Short exercise
Skip the pictures. Reproduce all other material exactly.

Input rows
** START **

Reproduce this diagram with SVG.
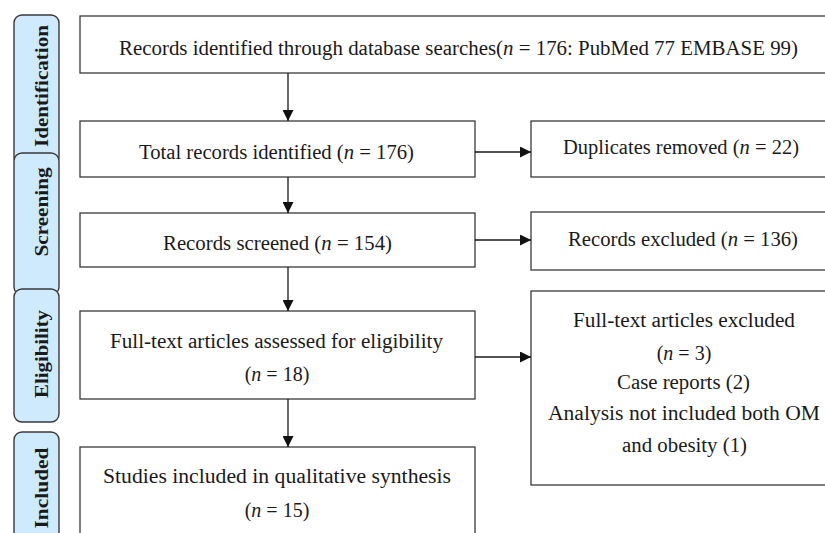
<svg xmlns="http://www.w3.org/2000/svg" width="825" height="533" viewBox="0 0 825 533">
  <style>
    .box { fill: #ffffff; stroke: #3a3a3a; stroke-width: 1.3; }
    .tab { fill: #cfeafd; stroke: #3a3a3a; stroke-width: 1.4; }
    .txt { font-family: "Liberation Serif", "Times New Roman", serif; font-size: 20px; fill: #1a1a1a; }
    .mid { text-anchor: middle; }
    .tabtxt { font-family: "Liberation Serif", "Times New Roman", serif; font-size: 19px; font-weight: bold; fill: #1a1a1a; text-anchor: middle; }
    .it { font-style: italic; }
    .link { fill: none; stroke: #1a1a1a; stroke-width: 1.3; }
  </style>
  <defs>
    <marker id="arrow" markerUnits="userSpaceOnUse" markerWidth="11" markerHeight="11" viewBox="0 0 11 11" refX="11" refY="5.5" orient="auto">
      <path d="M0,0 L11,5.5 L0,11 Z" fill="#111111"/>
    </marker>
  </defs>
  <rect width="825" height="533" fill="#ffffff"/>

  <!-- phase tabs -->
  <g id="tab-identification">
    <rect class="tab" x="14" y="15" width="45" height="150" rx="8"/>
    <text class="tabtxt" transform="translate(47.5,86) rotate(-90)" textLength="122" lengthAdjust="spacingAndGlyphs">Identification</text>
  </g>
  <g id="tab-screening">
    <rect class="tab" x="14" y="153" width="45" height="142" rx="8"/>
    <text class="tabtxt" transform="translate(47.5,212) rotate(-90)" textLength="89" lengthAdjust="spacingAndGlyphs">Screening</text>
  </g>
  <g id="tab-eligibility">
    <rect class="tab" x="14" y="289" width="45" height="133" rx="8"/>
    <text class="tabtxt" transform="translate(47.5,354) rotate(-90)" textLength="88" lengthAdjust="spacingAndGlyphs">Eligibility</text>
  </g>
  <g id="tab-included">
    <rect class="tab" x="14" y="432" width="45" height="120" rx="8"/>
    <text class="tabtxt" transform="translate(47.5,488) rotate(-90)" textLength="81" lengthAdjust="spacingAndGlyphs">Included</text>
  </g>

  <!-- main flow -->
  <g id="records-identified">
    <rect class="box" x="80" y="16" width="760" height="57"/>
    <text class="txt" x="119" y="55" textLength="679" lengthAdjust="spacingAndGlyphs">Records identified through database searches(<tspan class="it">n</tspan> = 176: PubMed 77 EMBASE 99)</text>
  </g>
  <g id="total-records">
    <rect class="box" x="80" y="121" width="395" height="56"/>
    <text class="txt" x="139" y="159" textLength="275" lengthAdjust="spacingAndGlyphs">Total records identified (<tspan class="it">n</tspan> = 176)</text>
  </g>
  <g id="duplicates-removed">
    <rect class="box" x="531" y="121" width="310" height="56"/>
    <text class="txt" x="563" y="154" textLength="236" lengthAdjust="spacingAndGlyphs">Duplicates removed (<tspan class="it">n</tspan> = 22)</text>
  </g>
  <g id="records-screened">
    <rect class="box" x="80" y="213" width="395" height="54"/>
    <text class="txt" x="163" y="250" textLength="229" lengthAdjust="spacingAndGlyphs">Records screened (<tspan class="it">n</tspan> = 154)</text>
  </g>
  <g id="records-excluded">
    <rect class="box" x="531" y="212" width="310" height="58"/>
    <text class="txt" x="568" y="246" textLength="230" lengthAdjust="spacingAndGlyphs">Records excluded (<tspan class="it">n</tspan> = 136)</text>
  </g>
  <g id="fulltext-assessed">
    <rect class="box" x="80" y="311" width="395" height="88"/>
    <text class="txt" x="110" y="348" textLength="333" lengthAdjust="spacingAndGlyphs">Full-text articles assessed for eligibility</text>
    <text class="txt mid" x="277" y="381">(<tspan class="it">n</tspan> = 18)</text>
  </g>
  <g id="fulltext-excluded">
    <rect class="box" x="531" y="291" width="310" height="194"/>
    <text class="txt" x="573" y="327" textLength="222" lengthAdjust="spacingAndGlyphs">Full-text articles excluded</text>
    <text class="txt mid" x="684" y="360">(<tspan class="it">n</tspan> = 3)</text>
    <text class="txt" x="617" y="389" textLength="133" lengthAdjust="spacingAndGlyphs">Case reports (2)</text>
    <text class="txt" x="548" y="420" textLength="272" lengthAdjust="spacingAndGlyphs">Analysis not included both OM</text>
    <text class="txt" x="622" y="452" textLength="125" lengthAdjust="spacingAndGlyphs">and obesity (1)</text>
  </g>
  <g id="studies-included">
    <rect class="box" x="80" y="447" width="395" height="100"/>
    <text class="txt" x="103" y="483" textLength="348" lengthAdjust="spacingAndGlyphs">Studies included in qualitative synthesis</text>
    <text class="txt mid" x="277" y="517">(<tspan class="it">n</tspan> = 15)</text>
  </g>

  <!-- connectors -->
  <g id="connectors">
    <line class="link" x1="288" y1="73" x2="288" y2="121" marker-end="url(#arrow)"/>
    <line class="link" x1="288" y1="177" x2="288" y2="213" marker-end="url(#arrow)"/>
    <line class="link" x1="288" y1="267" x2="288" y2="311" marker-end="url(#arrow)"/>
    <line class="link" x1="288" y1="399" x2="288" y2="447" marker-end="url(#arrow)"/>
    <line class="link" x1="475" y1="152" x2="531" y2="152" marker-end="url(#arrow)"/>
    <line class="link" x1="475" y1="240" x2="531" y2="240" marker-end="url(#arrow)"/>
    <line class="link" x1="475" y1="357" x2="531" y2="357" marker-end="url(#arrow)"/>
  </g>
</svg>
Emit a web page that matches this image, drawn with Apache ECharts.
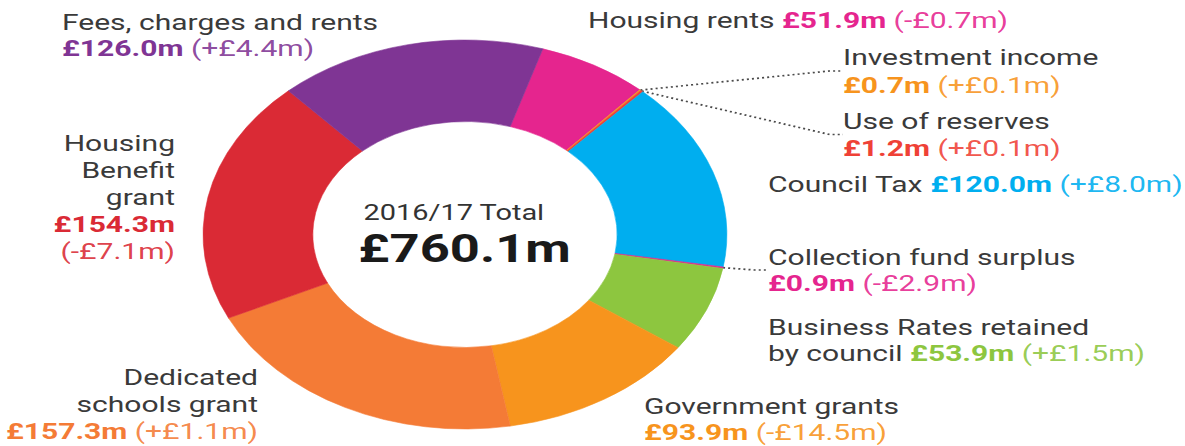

** END **

Answer to the exercise
Reproduce this diagram with SVG.
<svg xmlns="http://www.w3.org/2000/svg" width="825" height="533" viewBox="0 0 825 533">
  <style>
    .box { fill: #ffffff; stroke: #3a3a3a; stroke-width: 1.3; }
    .tab { fill: #cfeafd; stroke: #3a3a3a; stroke-width: 1.4; }
    .txt { font-family: "Liberation Serif", "Times New Roman", serif; font-size: 20px; fill: #1a1a1a; }
    .mid { text-anchor: middle; }
    .tabtxt { font-family: "Liberation Serif", "Times New Roman", serif; font-size: 19px; font-weight: bold; fill: #1a1a1a; text-anchor: middle; }
    .it { font-style: italic; }
    .link { fill: none; stroke: #1a1a1a; stroke-width: 1.3; }
  </style>
  <defs>
    <marker id="arrow" markerUnits="userSpaceOnUse" markerWidth="11" markerHeight="11" viewBox="0 0 11 11" refX="11" refY="5.5" orient="auto">
      <path d="M0,0 L11,5.5 L0,11 Z" fill="#111111"/>
    </marker>
  </defs>
  <rect width="825" height="533" fill="#ffffff"/>

  <!-- phase tabs -->
  <g id="tab-identification">
    <rect class="tab" x="14" y="15" width="45" height="150" rx="8"/>
    <text class="tabtxt" transform="translate(47.5,86) rotate(-90)" textLength="122" lengthAdjust="spacingAndGlyphs">Identification</text>
  </g>
  <g id="tab-screening">
    <rect class="tab" x="14" y="153" width="45" height="142" rx="8"/>
    <text class="tabtxt" transform="translate(47.5,212) rotate(-90)" textLength="89" lengthAdjust="spacingAndGlyphs">Screening</text>
  </g>
  <g id="tab-eligibility">
    <rect class="tab" x="14" y="289" width="45" height="133" rx="8"/>
    <text class="tabtxt" transform="translate(47.5,354) rotate(-90)" textLength="88" lengthAdjust="spacingAndGlyphs">Eligibility</text>
  </g>
  <g id="tab-included">
    <rect class="tab" x="14" y="432" width="45" height="120" rx="8"/>
    <text class="tabtxt" transform="translate(47.5,488) rotate(-90)" textLength="81" lengthAdjust="spacingAndGlyphs">Included</text>
  </g>

  <!-- main flow -->
  <g id="records-identified">
    <rect class="box" x="80" y="16" width="760" height="57"/>
    <text class="txt" x="119" y="55" textLength="679" lengthAdjust="spacingAndGlyphs">Records identified through database searches(<tspan class="it">n</tspan> = 176: PubMed 77 EMBASE 99)</text>
  </g>
  <g id="total-records">
    <rect class="box" x="80" y="121" width="395" height="56"/>
    <text class="txt" x="139" y="159" textLength="275" lengthAdjust="spacingAndGlyphs">Total records identified (<tspan class="it">n</tspan> = 176)</text>
  </g>
  <g id="duplicates-removed">
    <rect class="box" x="531" y="121" width="310" height="56"/>
    <text class="txt" x="563" y="154" textLength="236" lengthAdjust="spacingAndGlyphs">Duplicates removed (<tspan class="it">n</tspan> = 22)</text>
  </g>
  <g id="records-screened">
    <rect class="box" x="80" y="213" width="395" height="54"/>
    <text class="txt" x="163" y="250" textLength="229" lengthAdjust="spacingAndGlyphs">Records screened (<tspan class="it">n</tspan> = 154)</text>
  </g>
  <g id="records-excluded">
    <rect class="box" x="531" y="212" width="310" height="58"/>
    <text class="txt" x="568" y="246" textLength="230" lengthAdjust="spacingAndGlyphs">Records excluded (<tspan class="it">n</tspan> = 136)</text>
  </g>
  <g id="fulltext-assessed">
    <rect class="box" x="80" y="311" width="395" height="88"/>
    <text class="txt" x="110" y="348" textLength="333" lengthAdjust="spacingAndGlyphs">Full-text articles assessed for eligibility</text>
    <text class="txt mid" x="277" y="381">(<tspan class="it">n</tspan> = 18)</text>
  </g>
  <g id="fulltext-excluded">
    <rect class="box" x="531" y="291" width="310" height="194"/>
    <text class="txt" x="573" y="327" textLength="222" lengthAdjust="spacingAndGlyphs">Full-text articles excluded</text>
    <text class="txt mid" x="684" y="360">(<tspan class="it">n</tspan> = 3)</text>
    <text class="txt" x="617" y="389" textLength="133" lengthAdjust="spacingAndGlyphs">Case reports (2)</text>
    <text class="txt" x="548" y="420" textLength="272" lengthAdjust="spacingAndGlyphs">Analysis not included both OM</text>
    <text class="txt" x="622" y="452" textLength="125" lengthAdjust="spacingAndGlyphs">and obesity (1)</text>
  </g>
  <g id="studies-included">
    <rect class="box" x="80" y="447" width="395" height="100"/>
    <text class="txt" x="103" y="483" textLength="348" lengthAdjust="spacingAndGlyphs">Studies included in qualitative synthesis</text>
    <text class="txt mid" x="277" y="517">(<tspan class="it">n</tspan> = 15)</text>
  </g>

  <!-- connectors -->
  <g id="connectors">
    <line class="link" x1="288" y1="73" x2="288" y2="121" marker-end="url(#arrow)"/>
    <line class="link" x1="288" y1="177" x2="288" y2="213" marker-end="url(#arrow)"/>
    <line class="link" x1="288" y1="267" x2="288" y2="311" marker-end="url(#arrow)"/>
    <line class="link" x1="288" y1="399" x2="288" y2="447" marker-end="url(#arrow)"/>
    <line class="link" x1="475" y1="152" x2="531" y2="152" marker-end="url(#arrow)"/>
    <line class="link" x1="475" y1="240" x2="531" y2="240" marker-end="url(#arrow)"/>
    <line class="link" x1="475" y1="357" x2="531" y2="357" marker-end="url(#arrow)"/>
  </g>
</svg>
Emit a web page that matches this image, drawn with Apache ECharts.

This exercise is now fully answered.